Apple TV, however, beckons all developers – especially those already releasing games on the App Store (which is likely to be a vast majority of studios out there) – to quickly and easily publish games designed for the big screen that aren’t a far cry from those already on iOS.

Let’s not mince words: there’s a lot of utter crap on the App Store.

Apple has been doing a much better job of curating its storefronts to hide the flood of sub-par titles this year, but they are still there. The point is if a platform is open to innumerable Flappy Birds clones and Candy Crush copycats, there is nothing to stop developers with ambition and a great idea getting their title into the hands of consumers – and now that includes families gathered around the TV.

It’s telling that one of the two games demonstrated during last night’s unveiling was Crossy Road, revamped for the big screen and now with added multiplayer.

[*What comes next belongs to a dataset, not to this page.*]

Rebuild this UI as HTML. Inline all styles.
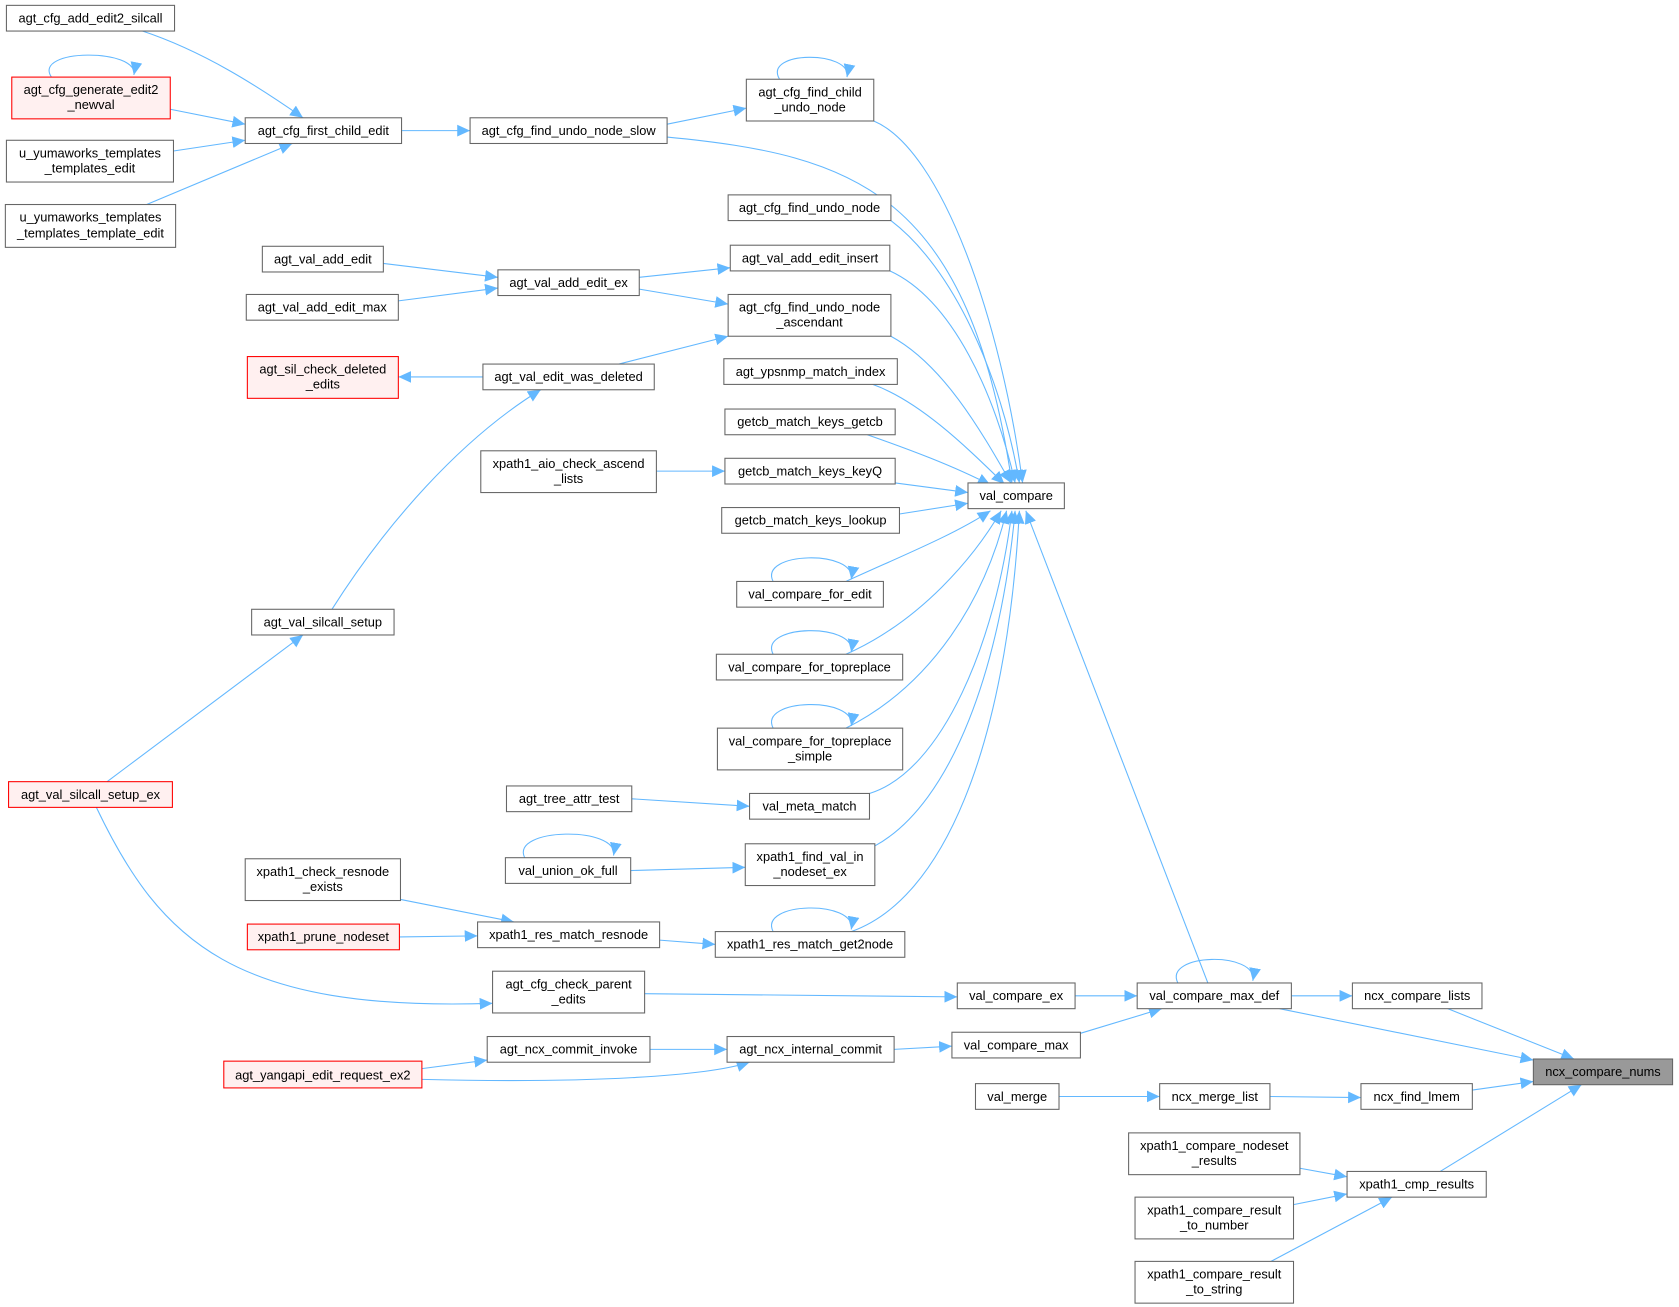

Hipster Whale epitomises the type of studio that have found success on the App Store in a way that they never could have on other platforms, and now Apple is hoping its new device will offer that opportunity to countless other devs. 

OU-WHAT?

This opportunity does come with a caveat, of course.

It’s impossible to look at the Apple TV without thinking of the troubled Ouya, the poster child for the wave of microconsoles that have failed to establish themselves as the go-to apps device for the TV. Or Amazon’s much-lauded Fire TV, which has yet to gain traction. Or Roku, which has yet to attract anything in the way of recognisable games talent to its device. Or the clutter of Android microconsoles that have been announced, possibly crowdfunded, but no one can name.

There is also the slightly concerning comparisons to Nintendo Wii, somewhat inevitable in the face of the motion-sensitive remote control. The demonstration of Harmonix’s new title Beat Sports (and it’s not too hard to guess what Nintendo game this is modelled on) shows that Apple is keen to elevate the kind of games available for its new device and target a familiar audience.

The problem is that no one plays the Wii anymore. The ground-breaking Nintendo console has been gathering dust for many people, often only brought out at Christmas parties, and even Nintendo itself has struggled to build upon the incredible foundation it laid with that device.

In fact, the kids and casual gamers that drove much of the original Wii’s success have since transferred to Apple’s own platforms, the iPhone and the iPad, and it’s questionable how many are prepared to take the step back.

The 200MB size limit for apps is also confusing, although this is expected to be cleared up in the next few days – it’s unlikely Apple will want to limit the potential for games on its new device so strictly at this stage. Regardless, the inevitable annual hardware and/or firmware updates will no doubt remedy this.

Even in the face of such questions, it’s important not to discount the Apple TV so quickly. While Apple has struggled to sell as many of its devices, particularly iPad, in recent months and its competitors have gained considerable ground over the past couple of years, there is still a prestige to the Apple brand that gets thousands of consumers queuing for their latest devices. It doesn’t matter whether or not it sells as much as the iPad or iPhone – the point is that it will sell. At the risk of sounding flippant: it’s Apple, ergo people will buy it. The last decade has more than proven this.

The impact the Apple TV will have on either the games space or the entertainment set-ups of the world’s living rooms will only be seen in time. It’s now up to developers whether they want to take advantage of this new opportunity.